Tre azioni concrete per aiutare le persone a ridurre lo stress sul lavoro
Single Tasking. In un’epoca che ci sprona al multi-tasking, è giunto il momento di tessere le lodi al suo opposto, il single tasking, che vuole dire focalizzarsi su un’attività per volta, senza lasciarsi prendere dalla tentazione e dalla superficialità del fare tante cose insieme, puntando alla qualità e non alla rapidità. Facendo una cosa alla volta, si raggiungono risultati migliori e in meno tempo. Passare da un compito all’altro ci fa, invece, ingannevolmente pensare di poter portare avanti tanti compiti, senza lasciare indietro nulla, ma in realtà ogni volta che ci interrompiamo per fare qualcosa di nuovo il nostro cervello ha bisogno di tempo per ritrovare la concentrazione.

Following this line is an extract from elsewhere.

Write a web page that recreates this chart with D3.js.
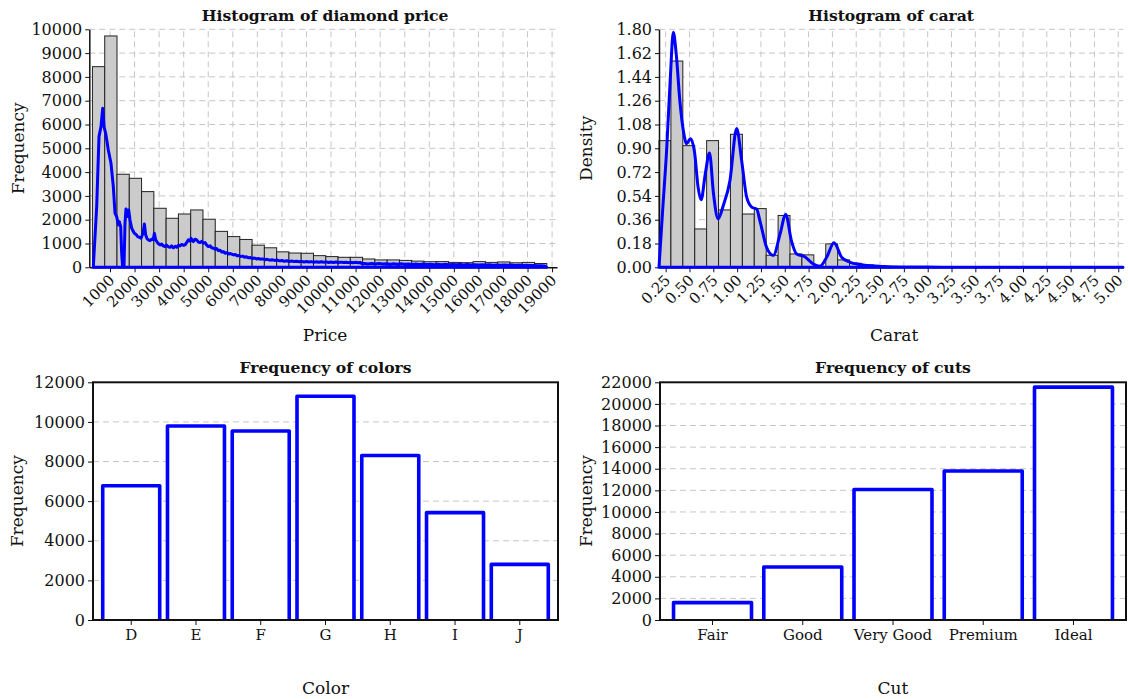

Per contrastare la nostra tendenza al multi-tasking, faremo attenzione a riconoscere se e quando stiamo iniziando un’attività senza aver terminato la precedente o se stiamo saltando da un’attività all’altra, cercheremo di notare quando veniamo distratti e da cosa (in generale dovremmo eliminare il più possibile gli stimoli emotivi e sensoriali) e infine impareremo a concederci una pausa ogni volta che la concentrazione cala, aiutandoci a tornare focalizzati sulle nostre priorità.

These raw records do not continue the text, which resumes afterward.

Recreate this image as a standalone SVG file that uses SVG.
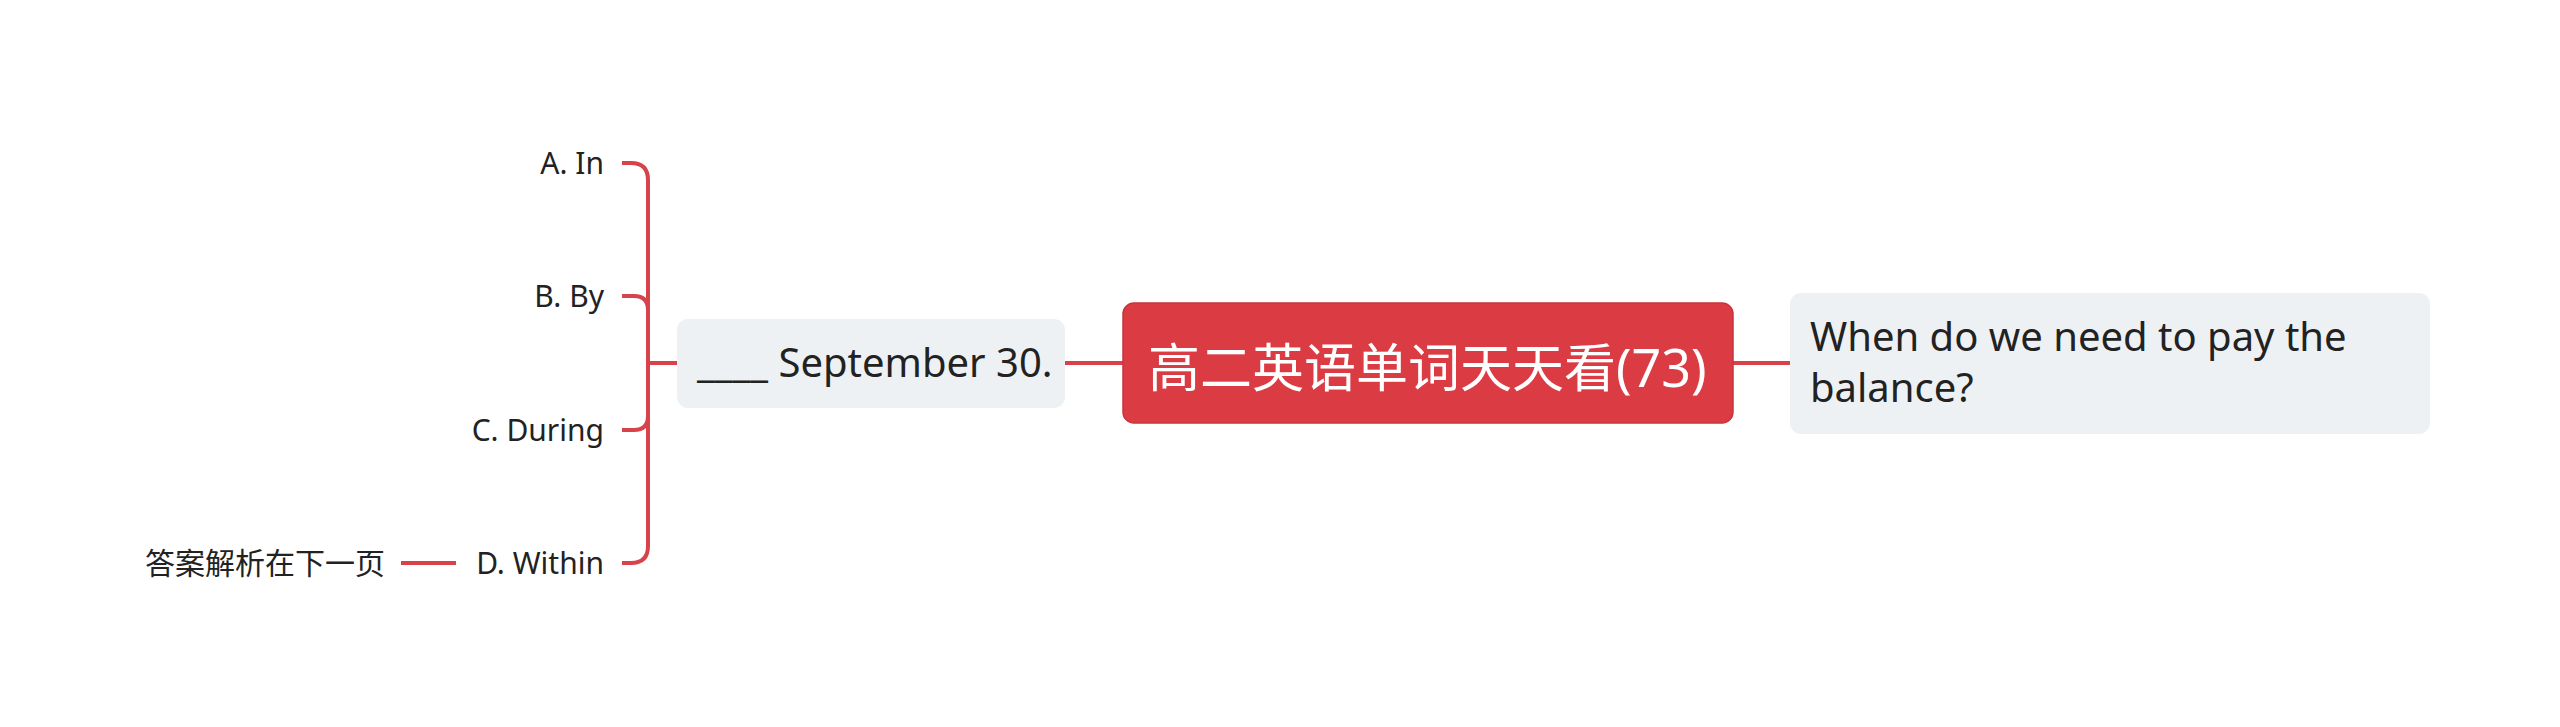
<svg xmlns="http://www.w3.org/2000/svg" width="2560" height="727" viewBox="0 0 2560 727">
<style>
.conn{fill:none;stroke:#d8434b;stroke-width:4;stroke-linecap:butt}
.t{font-family:"Noto Sans","Noto Sans CJK SC",sans-serif;fill:#222222}
.lbl{font-size:30px;text-anchor:end}
.sub{fill:#eef1f4}
.root{fill:#db3c44;stroke:#c9343c;stroke-width:1.5}
.rt{font-family:"Noto Sans","Noto Sans CJK SC",sans-serif;font-size:52px;fill:#ffffff}
</style>
<rect width="2560" height="727" fill="#ffffff"/>
<g id="connectors">
<path class="conn" d="M1733,363 H1790"/>
<path class="conn" d="M1065,363 H1123"/>
<path class="conn" d="M648,363 H677"/>
<path class="conn" d="M622,163 H631 Q648,163 648,180 V546 Q648,563 631,563 H622"/>
<path class="conn" d="M622,296 H634 Q648,296 648,310"/>
<path class="conn" d="M622,430 H634 Q648,430 648,416"/>
<path class="conn" d="M401,563 H456"/>
</g>
<g id="root">
<rect class="root" x="1123" y="303" width="610" height="120" rx="11"/>
<text class="rt" x="1148" y="387">高二英语单词天天看(73)</text>
</g>
<g id="question">
<rect class="sub" x="1790" y="293" width="640" height="141" rx="11"/>
<text class="t" font-size="40" x="1810" y="351">When do we need to pay the</text>
<text class="t" font-size="40" x="1810" y="402">balance?</text>
</g>
<g id="stem">
<rect class="sub" x="677" y="319" width="388" height="89" rx="11"/>
<text class="t" font-size="40" x="697" y="377">____ September 30.</text>
</g>
<g id="optA"><text class="t lbl" x="604" y="174">A. In</text></g>
<g id="optB"><text class="t lbl" x="604" y="307">B. By</text></g>
<g id="optC"><text class="t lbl" x="604" y="441">C. During</text></g>
<g id="optD"><text class="t lbl" x="604" y="574">D. Within</text></g>
<g id="answer"><text class="t lbl" x="385" y="574">答案解析在下一页</text></g>
</svg>
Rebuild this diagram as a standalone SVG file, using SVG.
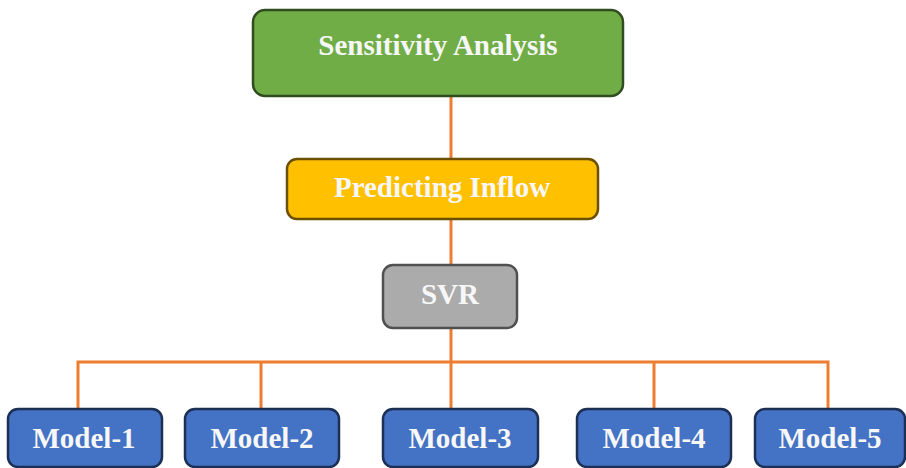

Mindfulness. La mindfulness di cui sentiamo parlare molto è una pratica che fonde alcuni principi della psicoterapia con tecniche di meditazione orientale, utili a migliorare la qualità della propria vita personale e professionale. La mindfulness è uno stato della mente che porta a uno stato di consapevolezza, portando intenzionalmente l’attenzione al momento presente in maniera non giudicante e gentile. Si può praticare in maniera formale prendendosi 10 minuti per stare a contatto con i propri pensieri, portando l’attenzione al proprio respiro. In ufficio la mindfulness diventa brain training, ossia un allenamento per imparare a riconoscere lo spazio tra lo stimolo attivante (una consegna imminente, un capo che incute timore e così via) e la nostra risposta/reazione, per imparare a diventare più consapevoli dei nostri schemi di pensiero. Se notiamo che ogni volta che il collega si lamenta, ci innervosiamo e perdiamo la concentrazione, potremo essere più pronti la volta successiva e prevenire la nostra reazione.

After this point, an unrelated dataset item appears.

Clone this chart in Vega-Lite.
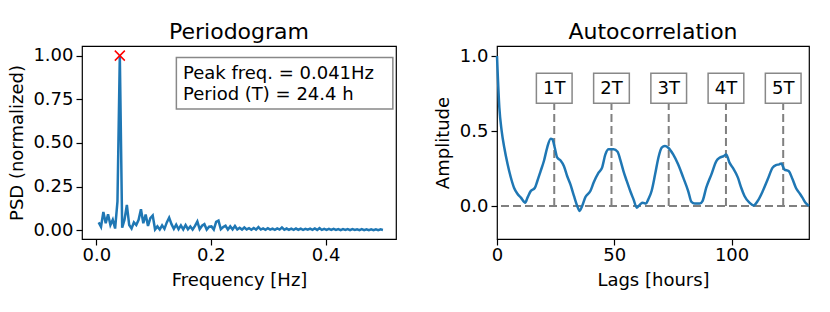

Un esercizio usato dalla mindfulness è chiamato
“S.T.O.P.”, acronimo inglese che riunisce le quattro indicazioni per entrare in contatto con il momento presente. Stop: stacca da ciò che stai facendo; take a few deep breaths: fai alcuni respiri profondi; observe: osserva ciò che stai sperimentando in questo momento, inclusi pensieri, emozioni e sensazioni fisiche; proceed: riprendi il lavoro con la nuova consapevolezza che hai raggiunto.
Ascolto delle emozioni. Un’altra falsa credenza sul lavoro riguarda le emozioni. Ci hanno sempre detto di lasciarle fuori dall’ufficio, ma non è possibile. Non possiamo come essere umani non provare emozioni e anzi cercare di sopprimerle può solo causare problemi. Bisogna praticare l’ascolto delle emozioni, che invece sono nostre grandi alleate, per avere più risorse. Possiamo considerare le nostre emozioni come delle bussole che ci indicano la strada da seguire e le decisioni da prendere. In questo senso bisogna anche imparare a riconoscere che lo stress è un campanello di allarme, come ogni sensazione fisica: non va ignorato né dobbiamo preoccuparci solo di eliminarlo, ma piuttosto va ascoltato, dicendosi “Perché sono in ansia? E cosa potrebbe aiutarmi a non provarla?”. Rispetto alle emozioni, alla necessità di diventare più tolleranti verso di esse, dobbiamo semplicemente accettare ciò che non possiamo cambiare perché è l’unico modo per sentirsi davvero liberi.